Saved entries
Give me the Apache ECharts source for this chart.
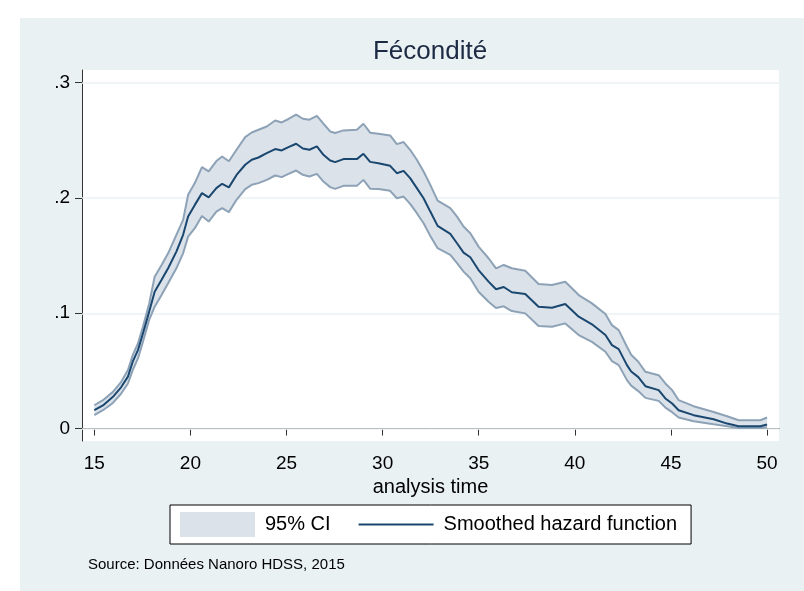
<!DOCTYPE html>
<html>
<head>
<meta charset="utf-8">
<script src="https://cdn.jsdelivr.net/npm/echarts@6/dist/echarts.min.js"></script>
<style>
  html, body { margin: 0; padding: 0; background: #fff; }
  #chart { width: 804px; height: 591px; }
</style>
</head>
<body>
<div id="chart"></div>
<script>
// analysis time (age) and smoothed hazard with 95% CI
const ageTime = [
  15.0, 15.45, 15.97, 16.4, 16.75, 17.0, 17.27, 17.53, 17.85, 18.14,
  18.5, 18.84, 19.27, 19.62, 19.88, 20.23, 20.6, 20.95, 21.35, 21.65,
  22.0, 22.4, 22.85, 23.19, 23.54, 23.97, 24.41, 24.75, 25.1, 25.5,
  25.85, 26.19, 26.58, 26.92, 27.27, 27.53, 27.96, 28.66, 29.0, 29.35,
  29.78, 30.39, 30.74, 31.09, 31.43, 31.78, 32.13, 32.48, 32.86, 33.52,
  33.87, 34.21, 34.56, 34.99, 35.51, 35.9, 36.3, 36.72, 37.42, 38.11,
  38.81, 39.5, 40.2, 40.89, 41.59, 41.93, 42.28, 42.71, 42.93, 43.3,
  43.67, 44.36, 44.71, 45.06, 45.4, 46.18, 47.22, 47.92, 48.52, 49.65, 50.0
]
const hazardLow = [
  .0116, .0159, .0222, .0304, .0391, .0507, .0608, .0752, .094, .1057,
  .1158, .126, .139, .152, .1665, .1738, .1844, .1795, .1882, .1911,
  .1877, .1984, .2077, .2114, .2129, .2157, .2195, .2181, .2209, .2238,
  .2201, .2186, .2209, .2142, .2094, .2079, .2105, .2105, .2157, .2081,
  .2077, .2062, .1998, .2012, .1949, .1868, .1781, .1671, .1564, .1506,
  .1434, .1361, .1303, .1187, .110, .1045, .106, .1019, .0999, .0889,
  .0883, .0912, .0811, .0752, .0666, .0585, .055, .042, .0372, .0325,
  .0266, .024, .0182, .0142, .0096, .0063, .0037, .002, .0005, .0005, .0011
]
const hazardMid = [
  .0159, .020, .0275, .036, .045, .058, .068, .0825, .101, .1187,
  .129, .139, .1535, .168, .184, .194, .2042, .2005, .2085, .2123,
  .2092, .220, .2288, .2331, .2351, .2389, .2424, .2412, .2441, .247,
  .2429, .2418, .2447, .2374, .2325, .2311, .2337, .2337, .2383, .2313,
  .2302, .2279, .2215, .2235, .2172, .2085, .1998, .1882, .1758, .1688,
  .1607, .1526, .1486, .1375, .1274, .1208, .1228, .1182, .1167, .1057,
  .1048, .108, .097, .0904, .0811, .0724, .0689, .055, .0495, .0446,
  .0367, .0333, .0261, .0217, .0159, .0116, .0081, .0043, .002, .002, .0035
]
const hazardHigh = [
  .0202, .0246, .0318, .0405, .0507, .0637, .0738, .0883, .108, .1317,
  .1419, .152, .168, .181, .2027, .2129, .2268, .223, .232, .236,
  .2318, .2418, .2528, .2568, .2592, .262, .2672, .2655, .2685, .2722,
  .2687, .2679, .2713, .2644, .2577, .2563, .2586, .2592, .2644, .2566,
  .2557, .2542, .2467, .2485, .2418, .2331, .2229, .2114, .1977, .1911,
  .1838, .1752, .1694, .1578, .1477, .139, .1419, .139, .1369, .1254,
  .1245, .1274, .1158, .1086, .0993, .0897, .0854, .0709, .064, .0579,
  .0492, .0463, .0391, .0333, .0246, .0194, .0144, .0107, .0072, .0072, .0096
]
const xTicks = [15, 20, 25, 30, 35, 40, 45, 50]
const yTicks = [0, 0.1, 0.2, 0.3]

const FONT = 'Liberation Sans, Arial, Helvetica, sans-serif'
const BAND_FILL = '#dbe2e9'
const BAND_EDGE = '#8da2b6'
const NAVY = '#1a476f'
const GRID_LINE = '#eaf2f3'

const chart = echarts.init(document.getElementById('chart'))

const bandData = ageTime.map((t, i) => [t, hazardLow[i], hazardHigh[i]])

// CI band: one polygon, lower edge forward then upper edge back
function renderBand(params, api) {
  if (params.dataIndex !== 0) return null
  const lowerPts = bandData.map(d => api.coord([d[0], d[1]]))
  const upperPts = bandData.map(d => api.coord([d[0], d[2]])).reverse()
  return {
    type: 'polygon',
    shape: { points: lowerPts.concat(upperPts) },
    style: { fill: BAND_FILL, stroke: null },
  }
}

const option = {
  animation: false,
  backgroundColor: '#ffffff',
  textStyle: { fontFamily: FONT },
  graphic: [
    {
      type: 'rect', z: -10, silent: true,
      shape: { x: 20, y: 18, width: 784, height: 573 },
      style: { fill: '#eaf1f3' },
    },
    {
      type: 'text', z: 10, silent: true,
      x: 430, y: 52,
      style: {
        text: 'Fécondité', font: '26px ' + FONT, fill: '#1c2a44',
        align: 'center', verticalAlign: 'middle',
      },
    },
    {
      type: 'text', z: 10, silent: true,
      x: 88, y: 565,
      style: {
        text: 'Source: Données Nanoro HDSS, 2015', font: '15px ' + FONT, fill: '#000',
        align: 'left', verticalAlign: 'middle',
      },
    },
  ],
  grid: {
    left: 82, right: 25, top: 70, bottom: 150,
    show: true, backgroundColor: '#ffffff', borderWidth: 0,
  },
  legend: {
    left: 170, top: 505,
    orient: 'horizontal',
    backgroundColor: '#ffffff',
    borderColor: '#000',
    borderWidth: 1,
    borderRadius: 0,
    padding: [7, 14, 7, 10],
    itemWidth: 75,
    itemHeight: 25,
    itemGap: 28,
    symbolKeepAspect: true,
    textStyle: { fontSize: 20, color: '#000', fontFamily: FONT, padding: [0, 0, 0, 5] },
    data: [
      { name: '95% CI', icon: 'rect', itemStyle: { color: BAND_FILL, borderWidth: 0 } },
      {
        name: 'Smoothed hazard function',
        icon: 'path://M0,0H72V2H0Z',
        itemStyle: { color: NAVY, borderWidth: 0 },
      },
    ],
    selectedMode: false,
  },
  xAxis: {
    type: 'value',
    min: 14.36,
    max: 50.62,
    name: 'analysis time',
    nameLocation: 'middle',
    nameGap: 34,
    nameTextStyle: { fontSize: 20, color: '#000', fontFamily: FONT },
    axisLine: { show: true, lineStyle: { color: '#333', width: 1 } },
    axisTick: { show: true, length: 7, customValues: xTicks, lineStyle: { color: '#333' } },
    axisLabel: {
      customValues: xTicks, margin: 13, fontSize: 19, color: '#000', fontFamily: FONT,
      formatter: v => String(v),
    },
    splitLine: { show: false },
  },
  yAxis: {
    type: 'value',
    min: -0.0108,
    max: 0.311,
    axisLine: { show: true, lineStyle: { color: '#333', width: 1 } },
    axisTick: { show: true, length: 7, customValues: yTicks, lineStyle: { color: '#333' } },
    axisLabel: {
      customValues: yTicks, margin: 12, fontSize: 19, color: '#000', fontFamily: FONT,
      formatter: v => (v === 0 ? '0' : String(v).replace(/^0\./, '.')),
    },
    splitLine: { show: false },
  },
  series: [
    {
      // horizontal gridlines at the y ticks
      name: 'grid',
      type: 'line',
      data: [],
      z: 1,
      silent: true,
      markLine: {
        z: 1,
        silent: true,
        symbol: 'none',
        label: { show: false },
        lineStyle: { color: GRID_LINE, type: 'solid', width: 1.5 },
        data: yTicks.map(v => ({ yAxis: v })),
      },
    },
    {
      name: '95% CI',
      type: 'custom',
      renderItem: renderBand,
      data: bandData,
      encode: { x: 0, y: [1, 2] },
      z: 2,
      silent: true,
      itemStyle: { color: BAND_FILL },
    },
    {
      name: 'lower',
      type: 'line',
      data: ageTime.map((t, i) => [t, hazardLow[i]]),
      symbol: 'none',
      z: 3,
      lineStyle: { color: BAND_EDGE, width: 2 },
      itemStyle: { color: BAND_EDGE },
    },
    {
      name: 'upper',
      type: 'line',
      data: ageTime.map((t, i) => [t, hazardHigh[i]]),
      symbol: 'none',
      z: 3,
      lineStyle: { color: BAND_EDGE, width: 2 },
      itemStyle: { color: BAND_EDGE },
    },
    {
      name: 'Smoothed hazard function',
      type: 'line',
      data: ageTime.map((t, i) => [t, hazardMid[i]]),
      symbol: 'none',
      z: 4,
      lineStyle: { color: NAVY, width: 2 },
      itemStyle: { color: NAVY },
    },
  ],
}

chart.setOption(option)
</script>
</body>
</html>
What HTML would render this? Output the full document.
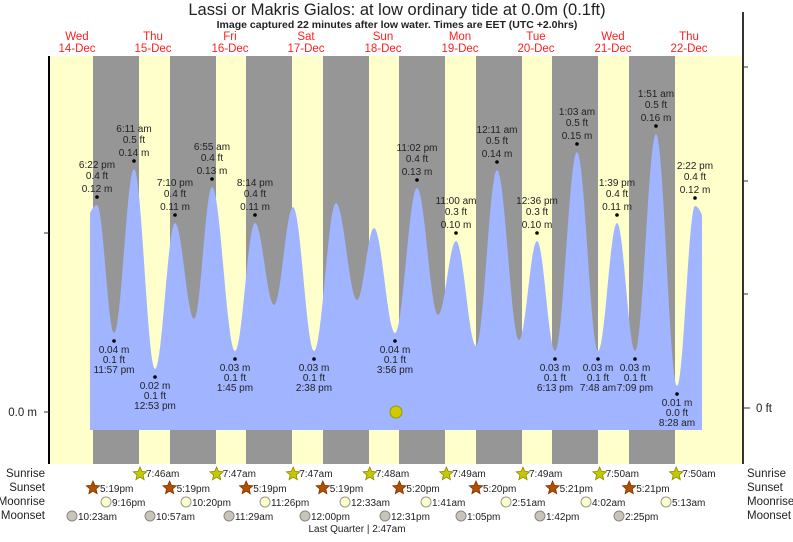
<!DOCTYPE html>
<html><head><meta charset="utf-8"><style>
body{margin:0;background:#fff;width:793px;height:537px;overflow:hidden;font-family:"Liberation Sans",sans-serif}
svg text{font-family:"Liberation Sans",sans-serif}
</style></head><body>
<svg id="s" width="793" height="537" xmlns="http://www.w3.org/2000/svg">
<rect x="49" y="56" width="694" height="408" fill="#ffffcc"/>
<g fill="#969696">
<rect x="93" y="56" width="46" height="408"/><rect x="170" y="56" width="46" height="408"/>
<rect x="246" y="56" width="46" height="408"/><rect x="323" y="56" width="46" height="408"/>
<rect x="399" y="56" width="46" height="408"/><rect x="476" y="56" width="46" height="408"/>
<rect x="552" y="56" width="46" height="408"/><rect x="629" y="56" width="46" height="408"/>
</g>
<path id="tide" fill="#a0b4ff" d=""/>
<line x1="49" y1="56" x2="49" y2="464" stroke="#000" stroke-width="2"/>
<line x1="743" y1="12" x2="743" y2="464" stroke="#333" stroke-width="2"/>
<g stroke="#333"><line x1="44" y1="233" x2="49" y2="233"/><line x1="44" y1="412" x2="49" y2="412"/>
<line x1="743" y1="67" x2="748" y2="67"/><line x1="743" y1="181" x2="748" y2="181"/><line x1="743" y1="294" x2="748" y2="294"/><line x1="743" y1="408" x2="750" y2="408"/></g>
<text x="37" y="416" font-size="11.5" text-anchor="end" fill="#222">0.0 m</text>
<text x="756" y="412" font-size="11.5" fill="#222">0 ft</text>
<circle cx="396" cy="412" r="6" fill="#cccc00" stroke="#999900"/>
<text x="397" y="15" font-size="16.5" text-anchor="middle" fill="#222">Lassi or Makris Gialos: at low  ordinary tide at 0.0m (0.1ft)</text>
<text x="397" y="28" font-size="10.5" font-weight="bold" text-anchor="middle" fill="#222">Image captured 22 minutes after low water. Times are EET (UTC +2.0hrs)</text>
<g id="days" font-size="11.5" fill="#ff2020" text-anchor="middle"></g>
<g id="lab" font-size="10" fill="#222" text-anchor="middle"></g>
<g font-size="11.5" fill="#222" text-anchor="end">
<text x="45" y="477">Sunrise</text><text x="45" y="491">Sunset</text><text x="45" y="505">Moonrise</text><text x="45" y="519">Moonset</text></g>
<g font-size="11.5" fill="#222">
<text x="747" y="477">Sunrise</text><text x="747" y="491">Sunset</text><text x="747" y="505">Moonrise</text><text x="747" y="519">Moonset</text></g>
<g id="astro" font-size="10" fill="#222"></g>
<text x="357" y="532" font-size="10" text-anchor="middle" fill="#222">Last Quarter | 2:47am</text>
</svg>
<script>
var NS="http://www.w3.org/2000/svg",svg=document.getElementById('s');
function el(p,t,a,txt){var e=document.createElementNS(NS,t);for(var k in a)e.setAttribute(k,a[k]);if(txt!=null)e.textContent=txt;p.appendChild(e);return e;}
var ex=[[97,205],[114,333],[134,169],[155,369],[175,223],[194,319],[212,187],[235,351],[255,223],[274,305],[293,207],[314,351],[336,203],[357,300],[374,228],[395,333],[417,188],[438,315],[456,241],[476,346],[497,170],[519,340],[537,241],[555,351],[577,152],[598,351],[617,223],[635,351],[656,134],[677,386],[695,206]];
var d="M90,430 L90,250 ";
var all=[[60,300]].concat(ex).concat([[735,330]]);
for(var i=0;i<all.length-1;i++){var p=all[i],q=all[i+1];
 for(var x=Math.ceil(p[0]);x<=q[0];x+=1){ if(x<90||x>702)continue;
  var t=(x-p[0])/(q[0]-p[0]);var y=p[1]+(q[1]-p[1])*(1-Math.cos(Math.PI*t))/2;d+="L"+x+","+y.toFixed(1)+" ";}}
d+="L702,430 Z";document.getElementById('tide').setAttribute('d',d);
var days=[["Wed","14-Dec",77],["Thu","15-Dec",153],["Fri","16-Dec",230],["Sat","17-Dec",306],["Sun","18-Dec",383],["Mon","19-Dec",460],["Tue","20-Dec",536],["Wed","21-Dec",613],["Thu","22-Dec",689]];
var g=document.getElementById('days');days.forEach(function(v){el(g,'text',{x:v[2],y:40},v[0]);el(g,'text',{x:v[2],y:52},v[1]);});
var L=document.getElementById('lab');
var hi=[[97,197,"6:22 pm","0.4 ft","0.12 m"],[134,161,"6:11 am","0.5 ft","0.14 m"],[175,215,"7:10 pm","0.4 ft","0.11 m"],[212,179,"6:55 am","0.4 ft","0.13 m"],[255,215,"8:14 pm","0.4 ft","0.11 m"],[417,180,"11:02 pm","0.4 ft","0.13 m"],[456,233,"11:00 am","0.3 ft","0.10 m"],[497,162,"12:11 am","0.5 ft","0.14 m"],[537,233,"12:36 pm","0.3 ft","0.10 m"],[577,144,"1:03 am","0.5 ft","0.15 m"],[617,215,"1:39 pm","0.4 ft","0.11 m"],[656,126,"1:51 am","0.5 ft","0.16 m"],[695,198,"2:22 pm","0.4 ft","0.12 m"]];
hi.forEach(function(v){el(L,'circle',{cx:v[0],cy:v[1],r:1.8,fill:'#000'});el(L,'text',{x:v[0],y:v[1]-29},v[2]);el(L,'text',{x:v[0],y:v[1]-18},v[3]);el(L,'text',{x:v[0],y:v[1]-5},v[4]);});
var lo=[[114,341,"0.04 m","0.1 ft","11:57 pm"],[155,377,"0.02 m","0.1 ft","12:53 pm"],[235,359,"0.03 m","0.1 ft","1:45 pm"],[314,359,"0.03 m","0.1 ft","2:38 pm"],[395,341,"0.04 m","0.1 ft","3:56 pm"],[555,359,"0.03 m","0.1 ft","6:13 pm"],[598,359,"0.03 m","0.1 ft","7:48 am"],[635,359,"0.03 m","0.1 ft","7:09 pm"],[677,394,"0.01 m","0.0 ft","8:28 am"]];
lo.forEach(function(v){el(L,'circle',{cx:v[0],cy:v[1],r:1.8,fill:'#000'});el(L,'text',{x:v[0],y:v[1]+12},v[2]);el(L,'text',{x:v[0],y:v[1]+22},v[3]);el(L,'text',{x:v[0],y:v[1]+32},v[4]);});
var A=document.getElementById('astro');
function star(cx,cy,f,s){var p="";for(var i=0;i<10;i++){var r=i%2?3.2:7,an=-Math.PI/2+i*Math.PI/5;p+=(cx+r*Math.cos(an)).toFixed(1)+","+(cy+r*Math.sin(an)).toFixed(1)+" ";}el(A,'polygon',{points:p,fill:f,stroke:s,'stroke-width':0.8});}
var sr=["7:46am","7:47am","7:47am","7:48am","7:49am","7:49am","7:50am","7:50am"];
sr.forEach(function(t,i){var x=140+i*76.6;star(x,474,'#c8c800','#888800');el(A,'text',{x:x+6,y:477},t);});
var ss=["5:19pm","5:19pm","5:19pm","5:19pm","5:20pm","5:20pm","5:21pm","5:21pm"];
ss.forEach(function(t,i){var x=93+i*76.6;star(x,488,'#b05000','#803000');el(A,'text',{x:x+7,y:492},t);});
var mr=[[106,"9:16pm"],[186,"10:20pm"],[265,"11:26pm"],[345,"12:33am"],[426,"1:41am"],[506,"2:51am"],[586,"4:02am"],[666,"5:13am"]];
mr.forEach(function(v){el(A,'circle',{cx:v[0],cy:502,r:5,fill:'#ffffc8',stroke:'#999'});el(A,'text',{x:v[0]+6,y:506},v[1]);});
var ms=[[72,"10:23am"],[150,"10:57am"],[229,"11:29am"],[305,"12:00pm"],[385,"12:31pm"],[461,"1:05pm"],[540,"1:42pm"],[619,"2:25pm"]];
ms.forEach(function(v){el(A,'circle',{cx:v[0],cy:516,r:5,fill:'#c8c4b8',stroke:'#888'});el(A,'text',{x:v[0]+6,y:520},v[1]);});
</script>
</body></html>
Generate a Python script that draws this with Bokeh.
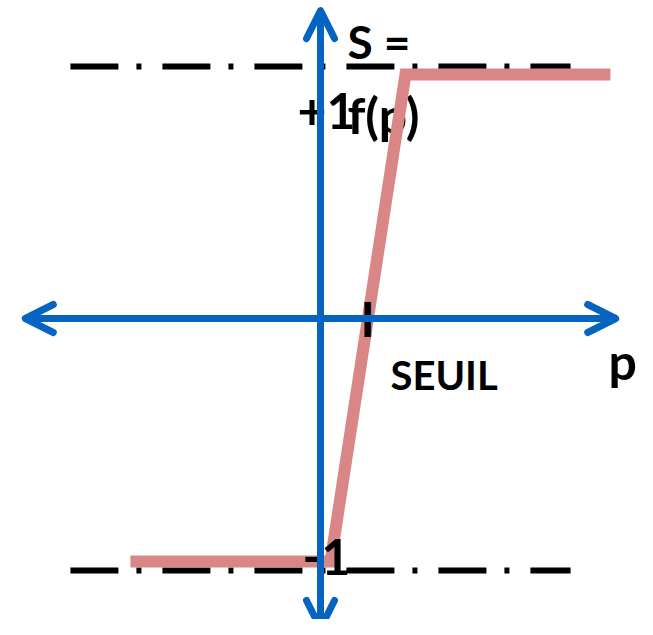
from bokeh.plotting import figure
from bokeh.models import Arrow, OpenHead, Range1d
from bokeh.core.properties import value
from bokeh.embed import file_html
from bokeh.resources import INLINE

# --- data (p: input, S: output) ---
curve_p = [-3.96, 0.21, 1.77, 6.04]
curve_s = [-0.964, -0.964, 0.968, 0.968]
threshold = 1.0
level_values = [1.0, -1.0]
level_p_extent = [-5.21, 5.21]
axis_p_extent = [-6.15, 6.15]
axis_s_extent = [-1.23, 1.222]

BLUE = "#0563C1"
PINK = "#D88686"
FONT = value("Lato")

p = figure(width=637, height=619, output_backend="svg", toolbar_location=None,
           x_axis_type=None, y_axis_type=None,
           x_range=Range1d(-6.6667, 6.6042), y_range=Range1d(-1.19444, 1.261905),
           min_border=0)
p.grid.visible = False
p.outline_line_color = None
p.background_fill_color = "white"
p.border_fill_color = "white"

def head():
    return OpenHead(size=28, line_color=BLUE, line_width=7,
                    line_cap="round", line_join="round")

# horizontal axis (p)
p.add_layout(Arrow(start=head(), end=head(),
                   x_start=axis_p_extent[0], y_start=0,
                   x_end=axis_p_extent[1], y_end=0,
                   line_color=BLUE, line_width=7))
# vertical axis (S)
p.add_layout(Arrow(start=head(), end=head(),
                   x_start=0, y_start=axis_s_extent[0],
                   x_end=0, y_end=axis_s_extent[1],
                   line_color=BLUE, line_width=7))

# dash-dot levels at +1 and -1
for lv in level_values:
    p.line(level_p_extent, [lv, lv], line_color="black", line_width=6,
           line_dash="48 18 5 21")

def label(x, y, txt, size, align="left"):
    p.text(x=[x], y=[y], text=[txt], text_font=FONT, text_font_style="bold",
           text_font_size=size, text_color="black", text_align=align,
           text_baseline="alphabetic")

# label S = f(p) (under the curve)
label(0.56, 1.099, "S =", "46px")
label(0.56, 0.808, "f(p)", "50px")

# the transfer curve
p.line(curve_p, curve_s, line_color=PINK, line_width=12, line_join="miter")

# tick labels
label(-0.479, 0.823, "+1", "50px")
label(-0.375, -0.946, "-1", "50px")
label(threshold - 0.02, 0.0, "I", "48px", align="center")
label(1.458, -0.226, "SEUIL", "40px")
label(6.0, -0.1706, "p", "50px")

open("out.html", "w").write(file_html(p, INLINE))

Exercise aim
Work out how many lines of the data hold the string "this". Reply with that number alone.

Final result
3